Traditional ghee lamp festival held in Tibet monastery

2009-03-11 15:49:00 GMT2009-03-11 23:49:00 (Beijing Time)  Xinhua English

A Lama adds ghee to the lamp in front of the figures of Buddha in the Jokhang Temple in Lhasa, capital of southwest China's Tibet Autonomous Region, Mar. 11, 2009. A celebration for the ghee flowers and lanterns festival was held in the Jokhang Temple, attracting the visitors from all over the country. (Xinhua/Chogo)

Lamas gather in the Chanbaling Temple in Qamdo, southwest China's Tibet Autonomous Region, Mar. 11, 2009. An annual celebration for the ghee flowers and lanterns festival was held in the Chanbaling Temple on Wednesday, to pray for peace and happiness in the new year. (Xinhua/Pubu Zhaxi)

A Lama carries a ghee figure of Buddha in the Chanbaling Temple in Qamdo, southwest China's Tibet Autonomous Region, Mar. 11, 2009. An annual celebration for the ghee flowers and lanterns festival was held in the Chanbaling Temple on Wednesday, to pray for peace and happiness in the new year. (Xinhua/Pubu Zhaxi)

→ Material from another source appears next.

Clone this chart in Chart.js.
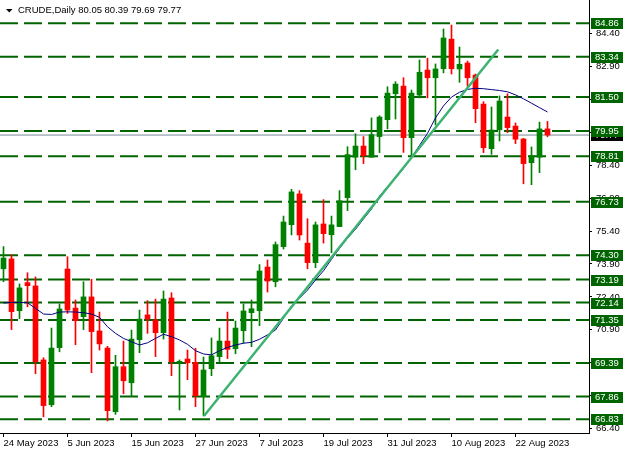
<!DOCTYPE html>
<html><head><meta charset="utf-8">
<script src="https://cdn.jsdelivr.net/npm/chart.js@4"></script>
<style>html,body{margin:0;padding:0;background:#fff;overflow:hidden}canvas{display:block}</style>
</head><body>
<canvas id="c" width="629" height="454"></canvas>
<script>
// ---- data (CRUDE, Daily) ----
const opens  = [73.68,74.13,71.77,73.05,72.90,69.53,67.49,70.09,73.67,71.89,71.50,72.40,70.85,70.07,67.17,69.22,68.49,70.45,71.58,71.35,70.77,72.35,69.42,69.57,69.42,67.86,69.13,69.68,70.39,70.04,70.86,71.68,71.77,73.76,73.09,74.69,75.69,77.09,74.85,73.96,75.72,75.23,75.60,76.92,78.76,79.27,78.76,79.70,80.47,81.65,82.00,79.65,81.59,82.73,82.38,82.79,84.14,82.78,83.05,82.50,81.18,79.15,80.01,80.59,80.18,79.59,78.51,78.76,80.05];
const highs  = [74.69,74.31,72.99,73.50,73.31,69.63,70.98,72.08,74.23,72.26,73.09,73.20,71.71,70.15,69.74,70.39,70.89,71.80,72.23,72.30,72.67,72.59,69.53,69.98,70.06,69.66,70.53,70.98,71.71,71.30,72.08,72.26,73.87,74.08,74.90,76.08,77.30,77.24,75.96,75.81,76.83,76.08,77.24,79.24,79.83,79.70,80.55,80.65,81.97,82.20,82.38,81.82,83.19,83.27,83.01,84.60,84.78,83.78,83.14,82.55,81.29,81.05,81.55,81.65,80.32,79.62,79.23,80.36,80.39];
const lows   = [73.09,70.91,71.41,71.95,68.90,66.94,67.40,69.90,71.65,70.22,70.91,68.95,69.98,66.75,67.05,67.99,67.86,69.86,70.74,69.68,70.48,68.81,67.25,68.63,67.40,66.98,68.81,69.45,69.59,69.81,70.30,70.13,71.09,72.62,72.86,74.58,75.22,74.99,73.68,73.73,74.85,74.41,75.60,76.33,78.19,78.47,78.76,78.97,80.05,80.50,78.98,78.77,81.46,81.46,80.23,82.60,82.55,82.17,81.99,80.33,78.97,78.89,79.50,79.88,79.38,77.55,77.51,78.06,79.69];
const closes = [74.17,71.73,72.81,72.91,69.45,67.45,70.07,71.85,71.80,71.32,72.40,70.82,70.26,67.22,69.22,68.58,70.48,71.39,71.39,70.77,72.30,69.45,69.44,69.40,67.90,69.07,69.72,70.39,70.01,70.98,71.76,71.86,73.58,73.12,74.78,75.81,77.18,75.22,73.96,75.68,75.28,75.68,76.78,78.88,79.27,78.83,79.79,80.59,81.68,82.09,79.65,81.68,82.63,82.38,82.78,84.19,82.79,82.99,82.38,80.97,79.19,80.00,81.32,80.11,79.58,78.47,78.82,80.05,79.77];
const maValues = [72.12,72.15,72.15,72.13,71.88,71.62,71.60,71.71,71.72,71.71,71.68,71.62,71.47,71.04,70.74,70.51,70.36,70.21,70.31,70.51,70.70,70.59,70.44,70.24,69.95,69.80,69.76,69.95,70.10,70.21,70.29,70.33,70.47,70.67,70.89,71.43,71.99,72.34,72.71,73.17,73.59,74.11,74.61,75.07,75.48,75.95,76.40,76.99,77.42,77.80,78.25,78.75,79.30,79.85,80.55,81.10,81.50,81.72,81.85,81.90,81.88,81.84,81.80,81.74,81.60,81.42,81.22,81.02,80.82];
const levels = [84.86,83.34,81.50,79.95,78.81,76.73,74.30,73.19,72.14,71.35,69.39,67.86,66.83];
const lastPrice = 79.77;
const dateLabels = ['24 May 2023','5 Jun 2023','15 Jun 2023','27 Jun 2023','7 Jul 2023','19 Jul 2023','31 Jul 2023','10 Aug 2023','22 Aug 2023'];
const dateIndex = [0,8,16,24,32,40,48,56,64];
const yTicks = [66.40,67.90,69.40,70.90,72.40,73.90,75.40,76.90,78.40,79.90,81.40,82.90,84.40];
const trendX = [25.06, 61.85];
const trendY = [66.98, 83.67];
const titleText = 'CRUDE,Daily 80.05 80.39 79.69 79.77';

// ---- view ----
const X_MIN = -0.4375, X_MAX = 73.1875, Y_MIN = 66.202, Y_MAX = 85.92;
const GREEN = '#008000', RED = '#ff0000', LEVEL = '#006400';
const FONT = '"Liberation Sans", Arial, sans-serif';
Chart.defaults.font.family = FONT;
Chart.defaults.font.size = 9.5;
Chart.defaults.color = '#000';

const idx = opens.map((_, i) => i);
const col = idx.map(i => closes[i] >= opens[i] ? GREEN : RED);

const levelSets = levels.map(l => ({
  type: 'line', data: [{x: X_MIN, y: l}, {x: X_MAX, y: l}],
  borderColor: LEVEL, borderWidth: 2, borderDash: [18, 6], pointRadius: 0, order: 10
}));

const overlay = {
  id: 'overlay',
  afterDraw(chart) {
    const ctx = chart.ctx, ys = chart.scales.y, a = chart.chartArea;
    ctx.save();
    const box = (val, bg) => {
      const py = Math.round(ys.getPixelForValue(val));
      ctx.fillStyle = bg;
      ctx.fillRect(a.right + 2, py - 5, 32, 11);
      ctx.fillStyle = '#fff';
      ctx.font = '9.5px ' + FONT;
      ctx.textAlign = 'left';
      ctx.textBaseline = 'middle';
      ctx.fillText(val.toFixed(2), a.right + 6, py + 0.5);
    };
    box(lastPrice, '#000');
    levels.forEach(l => box(l, LEVEL));
    // title
    ctx.fillStyle = '#000';
    ctx.beginPath();
    ctx.moveTo(6, 9); ctx.lineTo(12.5, 9); ctx.lineTo(9.25, 12.5); ctx.closePath(); ctx.fill();
    ctx.font = '9.5px ' + FONT;
    ctx.textAlign = 'left';
    ctx.textBaseline = 'middle';
    ctx.fillText(titleText, 18, 10.5);
    ctx.restore();
  }
};

new Chart(document.getElementById('c'), {
  type: 'bar',
  data: {
    datasets: [
      {type: 'line', data: trendX.map((x, k) => ({x, y: trendY[k]})), borderColor: '#3cb371', borderWidth: 2.5, pointRadius: 0, order: 1},
      {type: 'line', data: idx.map(i => ({x: i, y: maValues[i]})), borderColor: '#000080', borderWidth: 1, pointRadius: 0, tension: 0, order: 2},
      {type: 'bar', data: idx.map(i => ({x: i, y: [opens[i], closes[i]]})), backgroundColor: col, borderWidth: 0, barThickness: 5, grouped: false, minBarLength: 1, order: 4},
      {type: 'bar', data: idx.map(i => ({x: i, y: [lows[i], highs[i]]})), backgroundColor: col, borderWidth: 0, barThickness: 1, grouped: false, order: 5},
      {type: 'line', data: [{x: X_MIN, y: lastPrice}, {x: X_MAX, y: lastPrice}], borderColor: '#778899', borderWidth: 1, pointRadius: 0, order: 9},
      ...levelSets
    ]
  },
  options: {
    responsive: false, animation: false, devicePixelRatio: 1,
    layout: {padding: 0},
    plugins: {legend: {display: false}, tooltip: {enabled: false}, title: {display: false}},
    events: [],
    scales: {
      x: {
        type: 'linear', position: 'bottom', min: X_MIN, max: X_MAX, bounds: 'data', offset: false,
        grid: {display: true, drawOnChartArea: false, drawTicks: true, tickLength: 4, color: '#000', offset: false},
        border: {display: true, color: '#000', width: 1},
        ticks: {autoSkip: false, maxRotation: 0, minRotation: 0, align: 'start', padding: 1, color: '#000',
          callback: v => { const k = dateIndex.indexOf(v); return k >= 0 ? dateLabels[k] : ''; }},
        afterBuildTicks: s => { s.ticks = dateIndex.map(v => ({value: v})); },
        afterFit: s => { s.height = 21; s.paddingLeft = 0; s.paddingRight = 0; }
      },
      y: {
        type: 'linear', position: 'right', min: Y_MIN, max: Y_MAX, bounds: 'data', beginAtZero: false,
        grid: {display: true, drawOnChartArea: false, drawTicks: true, tickLength: 3, color: '#000'},
        border: {display: true, color: '#000', width: 1},
        ticks: {padding: 4, color: '#000', callback: v => Number(v).toFixed(2)},
        afterBuildTicks: s => { s.ticks = yTicks.map(v => ({value: v})); },
        afterFit: s => { s.width = 40; s.paddingTop = 0; s.paddingBottom = 0; }
      }
    }
  },
  plugins: [overlay]
});
</script>
</body></html>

A Lama embellishes ghee flowers in the Chanbaling Temple in Qamdo, southwest China's Tibet Autonomous Region, Mar. 11, 2009. An annual celebration for the ghee flowers and lanterns festival was held in the Chanbaling Temple on Wednesday, to pray for peace and happiness in the new year. (Xinhua/Pubu Zhaxi)

A believer adds ghee to the lamp in the Jokhang Temple in Lhasa, capital of southwest China's Tibet Autonomous Region, Mar. 11, 2009. A celebration for the ghee flowers and lanterns festival was held in the Jokhang Temple, attracting the visitors from all over the nation. (Xinhua/Chogo)

QAMDO, Tibet, March 11 (Xinhua) -- Thousands of Tibetan Buddhists celebrated their traditional ghee lamp festival wishing for good luck and happiness Wednesday at a major monastery in Tibet.

Lamas of the Champa Ling Monastery in Qamdo Prefecture and residents nearby ignited ghee flower lamps in hope of good luck. Farmers and herders came to the monastery to present hada, a silk piece of cloth used for greetings, and pay tributes. They then danced and sang together.